### [Data lines]
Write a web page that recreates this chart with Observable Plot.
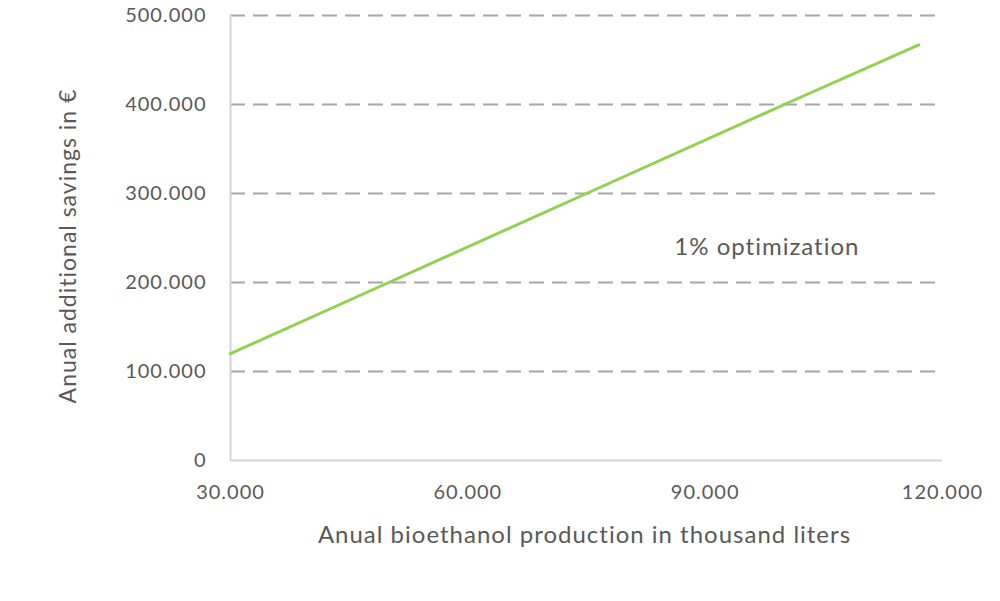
<!DOCTYPE html>
<html>
<head>
<meta charset="utf-8">
<script src="https://cdn.jsdelivr.net/npm/d3@7"></script>
<script src="https://cdn.jsdelivr.net/npm/@observablehq/plot@0.6"></script>
<style>
  html, body { margin: 0; padding: 0; background: #fff; }
  #chart { width: 1000px; height: 601px; }
  #chart svg text { letter-spacing: 1px; }
</style>
</head>
<body>
<div id="chart"></div>
<script>
// Data
const production = [30000, 50000, 75000, 100000, 117000];   // thousand liters
const savings = [120000, 200000, 300000, 400000, 467000];    // €
const xTicks = [30000, 60000, 90000, 120000];
const yTicks = [0, 100000, 200000, 300000, 400000, 500000];
const gridValues = [100000, 200000, 300000, 400000, 500000];
const seriesLabel = "1% optimization";
const seriesLabelPos = {x: 97800, y: 239000};
const xTitle = "Anual bioethanol production in thousand liters";
const yTitle = "Anual additional savings in €";

const rows = production.map((p, i) => ({production: p, savings: savings[i]}));
const fmt = d3.formatLocale({decimal: ",", thousands: ".", grouping: [3], currency: ["", "€"]}).format(",");

const textColor = "#595959";
const fontFamily = "Lato, 'Open Sans', sans-serif";

const chart = Plot.plot({
  width: 1000,
  height: 601,
  marginLeft: 230,
  marginRight: 58,
  marginTop: 15,
  marginBottom: 141,
  style: {fontFamily, fontSize: "20px", color: textColor, background: "#fff"},
  x: {domain: [30000, 120000]},
  y: {domain: [0, 500000]},
  marks: [
    Plot.ruleY(gridValues, {stroke: "#a6a6a6", strokeWidth: 2, strokeDasharray: "15,8"}),
    Plot.ruleY([0], {stroke: "#d3d3d3", strokeWidth: 2}),
    Plot.ruleX([30000], {stroke: "#d3d3d3", strokeWidth: 2}),
    Plot.axisX({ticks: xTicks, tickSize: 0, tickPadding: 24, tickFormat: fmt, label: null, fill: textColor}),
    Plot.axisY({ticks: yTicks, tickSize: 0, tickPadding: 24, tickFormat: fmt, label: null, fill: textColor}),
    Plot.line(rows, {x: "production", y: "savings", stroke: "#92d050", strokeWidth: 3}),
    Plot.text([seriesLabel], {x: () => seriesLabelPos.x, y: () => seriesLabelPos.y, fill: textColor, fontSize: 24}),
    Plot.text([xTitle], {frameAnchor: "bottom", textAnchor: "middle", dy: 82, dx: -2, fill: textColor, fontSize: 24}),
    Plot.text([yTitle], {frameAnchor: "left", textAnchor: "middle", rotate: -90, dx: -162, dy: 8, fill: textColor, fontSize: 23})
  ]
});
document.getElementById("chart").appendChild(chart);
</script>
</body>
</html>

### [Goal]
The pictures should not be reproduced; quote all of the other material exactly.

### [Answer below]
Write a web page that recreates this chart with Observable Plot.
<!DOCTYPE html>
<html>
<head>
<meta charset="utf-8">
<script src="https://cdn.jsdelivr.net/npm/d3@7"></script>
<script src="https://cdn.jsdelivr.net/npm/@observablehq/plot@0.6"></script>
<style>
  html, body { margin: 0; padding: 0; background: #fff; }
  #chart { width: 1000px; height: 601px; }
  #chart svg text { letter-spacing: 1px; }
</style>
</head>
<body>
<div id="chart"></div>
<script>
// Data
const production = [30000, 50000, 75000, 100000, 117000];   // thousand liters
const savings = [120000, 200000, 300000, 400000, 467000];    // €
const xTicks = [30000, 60000, 90000, 120000];
const yTicks = [0, 100000, 200000, 300000, 400000, 500000];
const gridValues = [100000, 200000, 300000, 400000, 500000];
const seriesLabel = "1% optimization";
const seriesLabelPos = {x: 97800, y: 239000};
const xTitle = "Anual bioethanol production in thousand liters";
const yTitle = "Anual additional savings in €";

const rows = production.map((p, i) => ({production: p, savings: savings[i]}));
const fmt = d3.formatLocale({decimal: ",", thousands: ".", grouping: [3], currency: ["", "€"]}).format(",");

const textColor = "#595959";
const fontFamily = "Lato, 'Open Sans', sans-serif";

const chart = Plot.plot({
  width: 1000,
  height: 601,
  marginLeft: 230,
  marginRight: 58,
  marginTop: 15,
  marginBottom: 141,
  style: {fontFamily, fontSize: "20px", color: textColor, background: "#fff"},
  x: {domain: [30000, 120000]},
  y: {domain: [0, 500000]},
  marks: [
    Plot.ruleY(gridValues, {stroke: "#a6a6a6", strokeWidth: 2, strokeDasharray: "15,8"}),
    Plot.ruleY([0], {stroke: "#d3d3d3", strokeWidth: 2}),
    Plot.ruleX([30000], {stroke: "#d3d3d3", strokeWidth: 2}),
    Plot.axisX({ticks: xTicks, tickSize: 0, tickPadding: 24, tickFormat: fmt, label: null, fill: textColor}),
    Plot.axisY({ticks: yTicks, tickSize: 0, tickPadding: 24, tickFormat: fmt, label: null, fill: textColor}),
    Plot.line(rows, {x: "production", y: "savings", stroke: "#92d050", strokeWidth: 3}),
    Plot.text([seriesLabel], {x: () => seriesLabelPos.x, y: () => seriesLabelPos.y, fill: textColor, fontSize: 24}),
    Plot.text([xTitle], {frameAnchor: "bottom", textAnchor: "middle", dy: 82, dx: -2, fill: textColor, fontSize: 24}),
    Plot.text([yTitle], {frameAnchor: "left", textAnchor: "middle", rotate: -90, dx: -162, dy: 8, fill: textColor, fontSize: 23})
  ]
});
document.getElementById("chart").appendChild(chart);
</script>
</body>
</html>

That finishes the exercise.